That chart was made by Socratic Coffee, via sifting and a weighted plot, it shows a finer grind and a coarser grind, the SSP grind, if that is the ‘test burrs’, has more small particles (we can’t see the fines peak because sifting doesn’t have the resolution to go down to the 50um region, but pretty safe to say there will be more fines in a finer grind).
I can only really comment on different grinders for brewed, I see very small differences in some brews (not all) in terms of sweetness, clarity, etc. The most important thing in my mind is to dial in the grinder setting (burr gap) for the best possible cup. Overall level of enjoyment of cups, over a large sample is pretty similar, unless there is another factor at play (step intervals on a stepped grinder for instance).

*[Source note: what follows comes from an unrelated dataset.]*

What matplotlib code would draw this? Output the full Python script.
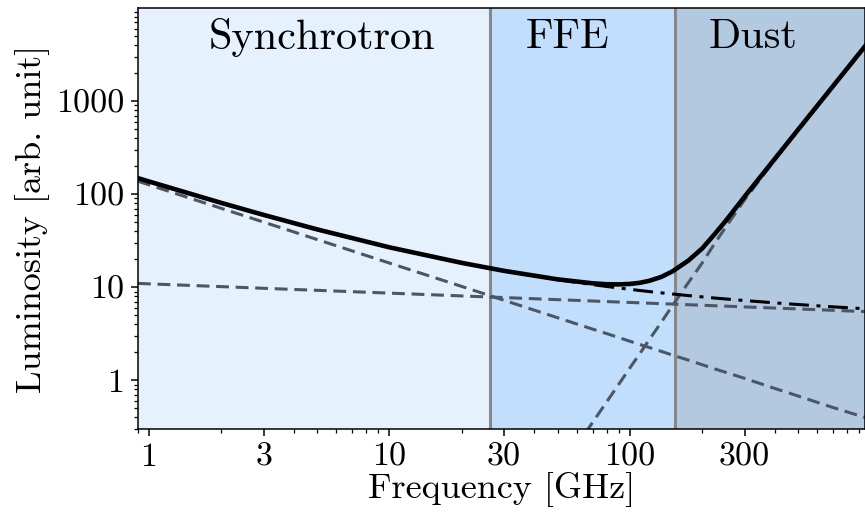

I’m not ruling out that different grinders can shift the attributes, nor that the same grinder with different burrs can as well. Successive cups with the same grinder & burrs will vary too. Some grinders definitely produce good results when set finer than others.
I have read & bought into far too many logical fallacies and untested theories, even when presented in good faith - as I expect they are - and I have now got to a point where I’m rather more skeptical of claims.
If grinders repeatably produce certain attributes in cups, unless they are somehow adding a flavour, they can only do it by grind characteristics - fineness/coarseness at a given recipe & result, wider/narrower distribution, heating of grinds, trends in particles shape perhaps (very little study on this last one)?
Distribution/setting is just one aspect.